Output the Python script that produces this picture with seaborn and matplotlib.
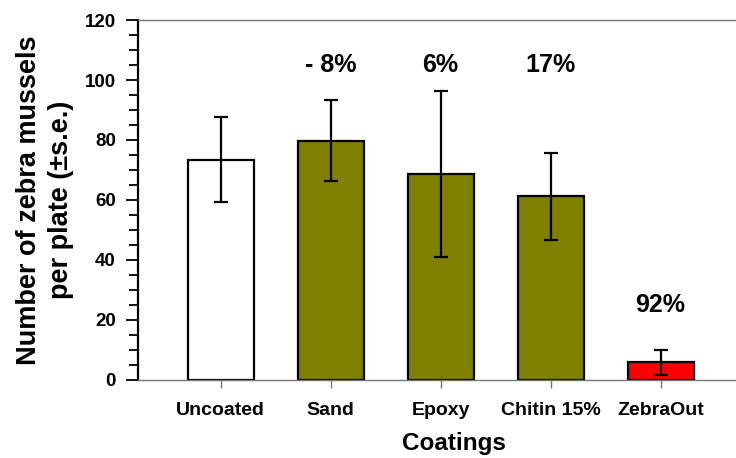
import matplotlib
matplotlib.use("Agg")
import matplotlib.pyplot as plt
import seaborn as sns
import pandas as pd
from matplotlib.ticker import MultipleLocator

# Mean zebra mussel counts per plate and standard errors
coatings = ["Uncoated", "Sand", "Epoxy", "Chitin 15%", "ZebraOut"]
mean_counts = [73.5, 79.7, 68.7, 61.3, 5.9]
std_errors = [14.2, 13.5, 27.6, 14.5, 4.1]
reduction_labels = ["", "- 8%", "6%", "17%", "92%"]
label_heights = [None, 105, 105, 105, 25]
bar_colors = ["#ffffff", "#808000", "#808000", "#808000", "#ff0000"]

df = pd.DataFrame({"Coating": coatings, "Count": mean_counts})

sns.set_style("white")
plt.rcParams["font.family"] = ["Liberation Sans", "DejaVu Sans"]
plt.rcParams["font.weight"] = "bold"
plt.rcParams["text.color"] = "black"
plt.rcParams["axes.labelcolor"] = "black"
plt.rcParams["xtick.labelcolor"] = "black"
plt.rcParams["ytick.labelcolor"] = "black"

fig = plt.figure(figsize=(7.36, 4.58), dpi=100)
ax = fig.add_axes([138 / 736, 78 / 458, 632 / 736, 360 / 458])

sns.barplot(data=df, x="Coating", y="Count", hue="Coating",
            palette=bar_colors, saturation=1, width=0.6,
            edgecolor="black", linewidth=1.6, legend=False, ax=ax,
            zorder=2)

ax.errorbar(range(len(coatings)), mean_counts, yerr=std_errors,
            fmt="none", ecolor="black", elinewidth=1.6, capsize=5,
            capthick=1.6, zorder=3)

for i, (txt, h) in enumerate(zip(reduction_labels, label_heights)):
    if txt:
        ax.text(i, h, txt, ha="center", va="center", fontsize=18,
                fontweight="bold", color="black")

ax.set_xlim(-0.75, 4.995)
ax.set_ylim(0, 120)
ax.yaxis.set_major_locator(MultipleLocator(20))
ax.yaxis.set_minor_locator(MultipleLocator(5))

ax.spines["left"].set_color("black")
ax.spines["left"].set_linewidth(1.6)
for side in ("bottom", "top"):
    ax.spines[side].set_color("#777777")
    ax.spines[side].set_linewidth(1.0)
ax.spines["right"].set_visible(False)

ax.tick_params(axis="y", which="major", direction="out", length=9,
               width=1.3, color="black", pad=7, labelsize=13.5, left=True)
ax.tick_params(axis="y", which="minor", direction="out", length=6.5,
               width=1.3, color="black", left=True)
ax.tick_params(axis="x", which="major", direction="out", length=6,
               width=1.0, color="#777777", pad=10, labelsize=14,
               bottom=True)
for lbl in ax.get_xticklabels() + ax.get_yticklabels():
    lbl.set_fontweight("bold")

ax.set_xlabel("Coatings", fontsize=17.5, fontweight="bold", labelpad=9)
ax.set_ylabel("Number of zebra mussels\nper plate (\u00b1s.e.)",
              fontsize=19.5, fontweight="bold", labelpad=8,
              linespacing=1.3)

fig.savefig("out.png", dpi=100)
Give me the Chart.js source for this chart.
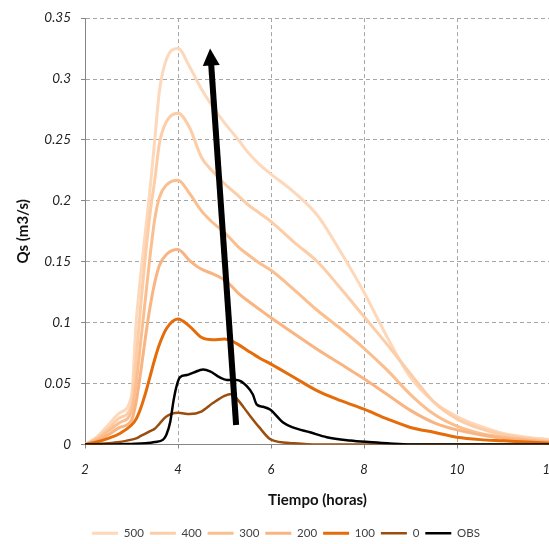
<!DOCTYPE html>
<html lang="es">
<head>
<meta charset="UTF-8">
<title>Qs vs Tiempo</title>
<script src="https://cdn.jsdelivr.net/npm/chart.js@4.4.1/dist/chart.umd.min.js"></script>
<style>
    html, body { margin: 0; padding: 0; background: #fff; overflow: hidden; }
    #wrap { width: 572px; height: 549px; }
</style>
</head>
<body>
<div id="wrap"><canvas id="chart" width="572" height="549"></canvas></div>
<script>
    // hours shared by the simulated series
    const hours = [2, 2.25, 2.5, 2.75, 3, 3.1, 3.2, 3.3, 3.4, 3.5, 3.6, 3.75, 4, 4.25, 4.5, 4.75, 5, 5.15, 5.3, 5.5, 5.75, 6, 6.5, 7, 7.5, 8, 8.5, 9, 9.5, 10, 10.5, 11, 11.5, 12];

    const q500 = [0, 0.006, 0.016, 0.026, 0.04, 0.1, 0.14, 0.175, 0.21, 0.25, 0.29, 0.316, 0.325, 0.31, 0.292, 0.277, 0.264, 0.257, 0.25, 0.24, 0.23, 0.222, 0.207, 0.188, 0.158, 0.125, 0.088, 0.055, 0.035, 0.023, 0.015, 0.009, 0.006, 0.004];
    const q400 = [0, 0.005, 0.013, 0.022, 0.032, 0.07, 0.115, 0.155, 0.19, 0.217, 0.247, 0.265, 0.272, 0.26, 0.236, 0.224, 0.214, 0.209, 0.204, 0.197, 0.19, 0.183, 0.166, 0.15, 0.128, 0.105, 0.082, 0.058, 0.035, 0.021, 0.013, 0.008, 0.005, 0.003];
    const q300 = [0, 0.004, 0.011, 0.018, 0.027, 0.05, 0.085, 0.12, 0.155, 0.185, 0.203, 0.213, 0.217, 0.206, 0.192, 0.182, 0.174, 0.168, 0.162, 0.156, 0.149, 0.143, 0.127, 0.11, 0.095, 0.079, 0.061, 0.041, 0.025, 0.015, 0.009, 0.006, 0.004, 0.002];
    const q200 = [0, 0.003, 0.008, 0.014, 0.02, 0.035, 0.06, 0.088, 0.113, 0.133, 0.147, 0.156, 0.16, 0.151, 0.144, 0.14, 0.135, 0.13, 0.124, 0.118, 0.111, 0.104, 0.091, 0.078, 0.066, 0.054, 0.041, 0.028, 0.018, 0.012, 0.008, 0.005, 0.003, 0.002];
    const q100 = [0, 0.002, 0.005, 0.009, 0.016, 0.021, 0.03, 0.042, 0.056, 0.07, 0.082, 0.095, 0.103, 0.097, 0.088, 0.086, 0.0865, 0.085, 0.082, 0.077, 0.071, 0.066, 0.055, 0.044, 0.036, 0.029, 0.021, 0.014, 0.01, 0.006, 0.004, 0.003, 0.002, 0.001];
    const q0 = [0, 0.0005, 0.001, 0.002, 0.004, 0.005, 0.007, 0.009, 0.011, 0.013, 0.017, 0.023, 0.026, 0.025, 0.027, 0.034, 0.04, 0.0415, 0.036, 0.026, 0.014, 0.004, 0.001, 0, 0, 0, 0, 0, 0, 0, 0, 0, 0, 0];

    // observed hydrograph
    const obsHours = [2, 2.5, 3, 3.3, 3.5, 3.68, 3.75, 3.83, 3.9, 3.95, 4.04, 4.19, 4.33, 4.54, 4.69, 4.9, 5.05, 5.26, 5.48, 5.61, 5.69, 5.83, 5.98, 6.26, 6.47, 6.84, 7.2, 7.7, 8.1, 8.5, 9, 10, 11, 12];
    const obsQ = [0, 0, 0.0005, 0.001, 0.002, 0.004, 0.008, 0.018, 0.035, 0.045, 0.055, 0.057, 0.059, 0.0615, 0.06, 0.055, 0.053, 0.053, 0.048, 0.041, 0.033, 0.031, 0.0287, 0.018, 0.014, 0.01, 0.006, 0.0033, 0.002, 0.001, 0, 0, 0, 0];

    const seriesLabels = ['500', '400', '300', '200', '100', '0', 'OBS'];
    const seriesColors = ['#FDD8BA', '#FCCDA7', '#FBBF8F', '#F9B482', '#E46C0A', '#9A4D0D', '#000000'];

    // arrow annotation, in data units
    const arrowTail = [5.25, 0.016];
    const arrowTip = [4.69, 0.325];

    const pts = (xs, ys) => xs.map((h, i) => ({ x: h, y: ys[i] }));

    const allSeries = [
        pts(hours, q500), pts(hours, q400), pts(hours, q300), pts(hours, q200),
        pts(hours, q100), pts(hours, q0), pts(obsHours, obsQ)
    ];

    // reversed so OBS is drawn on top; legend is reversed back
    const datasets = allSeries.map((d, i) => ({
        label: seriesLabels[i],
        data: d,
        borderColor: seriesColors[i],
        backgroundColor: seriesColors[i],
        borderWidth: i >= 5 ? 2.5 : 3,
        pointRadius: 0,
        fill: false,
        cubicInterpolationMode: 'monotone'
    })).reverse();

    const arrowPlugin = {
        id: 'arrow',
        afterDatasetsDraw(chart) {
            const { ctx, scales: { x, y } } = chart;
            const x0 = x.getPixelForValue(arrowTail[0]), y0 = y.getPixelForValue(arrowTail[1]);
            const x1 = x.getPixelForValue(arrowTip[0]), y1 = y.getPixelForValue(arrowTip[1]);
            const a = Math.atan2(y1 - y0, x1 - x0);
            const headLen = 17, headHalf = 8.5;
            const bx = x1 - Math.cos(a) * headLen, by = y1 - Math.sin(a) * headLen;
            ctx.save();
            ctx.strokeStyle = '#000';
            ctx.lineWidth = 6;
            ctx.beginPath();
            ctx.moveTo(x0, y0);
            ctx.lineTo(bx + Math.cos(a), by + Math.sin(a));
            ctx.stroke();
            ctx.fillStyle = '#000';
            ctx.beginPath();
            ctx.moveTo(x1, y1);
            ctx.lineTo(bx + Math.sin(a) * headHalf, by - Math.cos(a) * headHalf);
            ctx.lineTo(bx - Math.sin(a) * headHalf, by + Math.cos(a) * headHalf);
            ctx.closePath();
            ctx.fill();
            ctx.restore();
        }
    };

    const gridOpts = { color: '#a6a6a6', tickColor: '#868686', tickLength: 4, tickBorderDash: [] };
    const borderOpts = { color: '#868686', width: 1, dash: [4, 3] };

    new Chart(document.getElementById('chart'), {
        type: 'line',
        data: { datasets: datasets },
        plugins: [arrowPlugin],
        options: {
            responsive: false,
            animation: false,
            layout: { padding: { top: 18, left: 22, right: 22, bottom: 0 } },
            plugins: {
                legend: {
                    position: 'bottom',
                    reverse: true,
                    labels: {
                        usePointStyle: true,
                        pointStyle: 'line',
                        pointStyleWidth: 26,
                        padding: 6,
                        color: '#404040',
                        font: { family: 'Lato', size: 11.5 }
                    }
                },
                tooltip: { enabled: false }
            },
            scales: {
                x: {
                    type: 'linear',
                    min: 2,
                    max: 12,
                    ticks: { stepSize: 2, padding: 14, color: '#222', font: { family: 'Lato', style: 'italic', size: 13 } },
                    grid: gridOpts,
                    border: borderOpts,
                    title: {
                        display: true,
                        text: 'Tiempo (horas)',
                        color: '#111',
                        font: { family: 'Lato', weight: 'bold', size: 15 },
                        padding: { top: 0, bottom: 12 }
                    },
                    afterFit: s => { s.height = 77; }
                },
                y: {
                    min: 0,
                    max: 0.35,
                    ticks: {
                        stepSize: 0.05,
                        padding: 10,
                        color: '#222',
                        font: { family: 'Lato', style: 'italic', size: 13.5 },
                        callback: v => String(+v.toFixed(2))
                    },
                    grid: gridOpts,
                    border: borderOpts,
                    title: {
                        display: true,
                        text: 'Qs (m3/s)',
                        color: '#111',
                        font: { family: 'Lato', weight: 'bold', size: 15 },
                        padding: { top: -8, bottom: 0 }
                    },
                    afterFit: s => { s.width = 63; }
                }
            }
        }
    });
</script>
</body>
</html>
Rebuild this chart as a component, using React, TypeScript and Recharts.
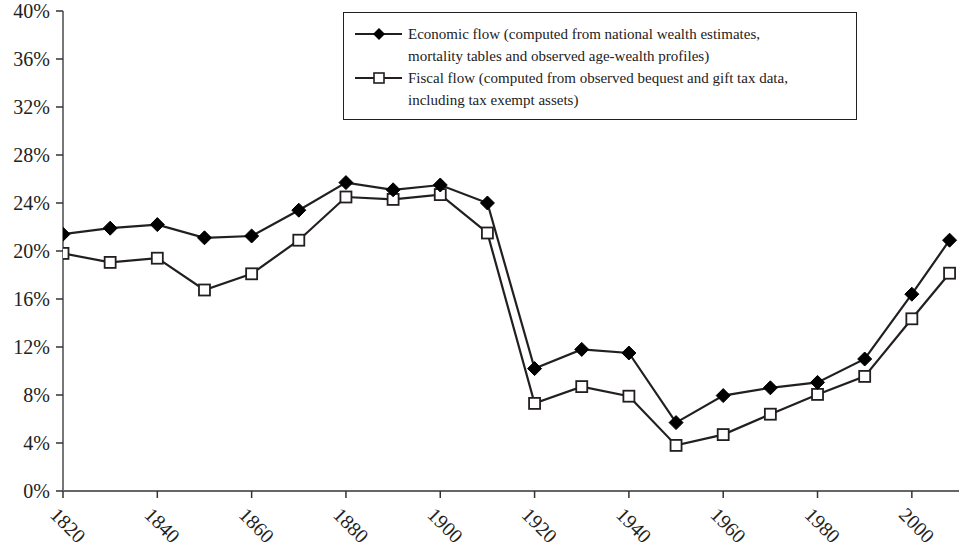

□ □ □ □ □

Exercise objective:
Extract, word for word, each line from the top of the data down to and including the line with "from matplotlib.ticker import MultipleLocator"; skip the pictures.

Output:
Output the Python script that produces this picture with seaborn and matplotlib.
import matplotlib
matplotlib.use("Agg")
import matplotlib.pyplot as plt
import seaborn as sns
import pandas as pd
from matplotlib.ticker import MultipleLocator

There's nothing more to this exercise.